Мы не ставим перед собой задачи…
«Включать» публику. В основном люди сидят и смотрят, иногда возникают какие-то вопросы, иногда кто-то включается, но для нас это не принципиальный момент. Публика просто сидит и наблюдает. Когда я сам прихожу в театр, мне нравится, когда я нахожусь в какой-то комфортной ситуации, и меня никто не трогает. Я зритель, чего ко мне приставать? Я не хочу участвовать в чем-то. Я просто хочу наблюдать. Для меня театр интересен тем, что я могу остаться самим собой, не погружаться, как в кино, окончательно в какую-то галлюцинацию. Мне ближе ситуация, когда я не настолько погружен в происходящее, что забываю самого себя. Мне кажется, театр именно для этого и нужен, чтобы человек мог прийти и проанализировать то, что с ним происходит внутри. Для этого нужна довольно комфортная ситуация. А люди на сцене просто предлагают себя зрителю в качестве подопытного материала. Мне не нравится, когда опыты производят над зрителем.

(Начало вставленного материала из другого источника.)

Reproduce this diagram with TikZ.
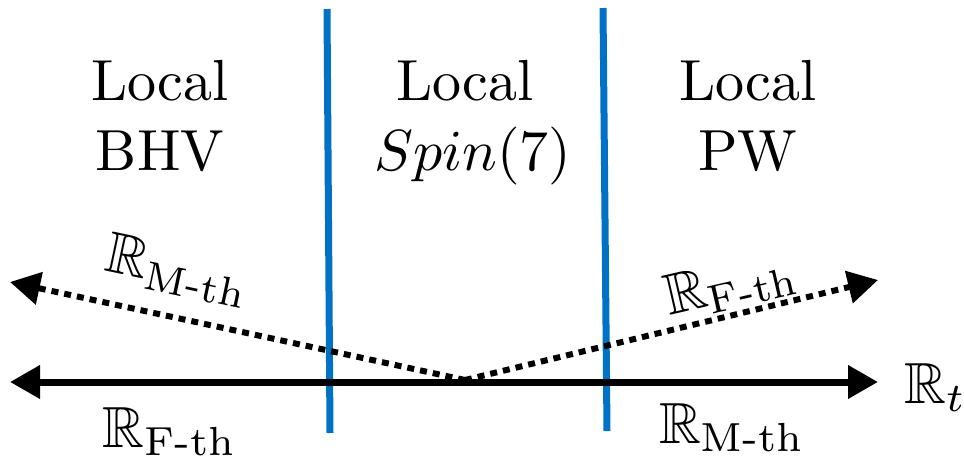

Довольно трудно разделить…
Что вношу в спектакль я, а что — Тарас Бурнашев. У Тараса есть художественное образование, и он хорошо чувствует стиль, эстетику пространства, может создавать ее буквально из ничего, в этом он мастер. Мне кажется, мы понимаем друг друга на уровне, который трудно объяснить. И, наверно, это самое главное. Это вообще очень важно для современного театра. Чтобы между людьми, которые что-то делают вместе, были какие-то вибрации. Этого невозможно добиться специально, это может только произойти само. Просто люди встречаются, повезло — не повезло. Это не кастинг, когда актеры выбираются на роль, это более тонкая материя. Поэтому разделить на части то, что мы делаем вдвоем, невозможно.
Спектакль Terra Nullius можно будет посмотреть в Центре имени Мейерхольда 22 декабря.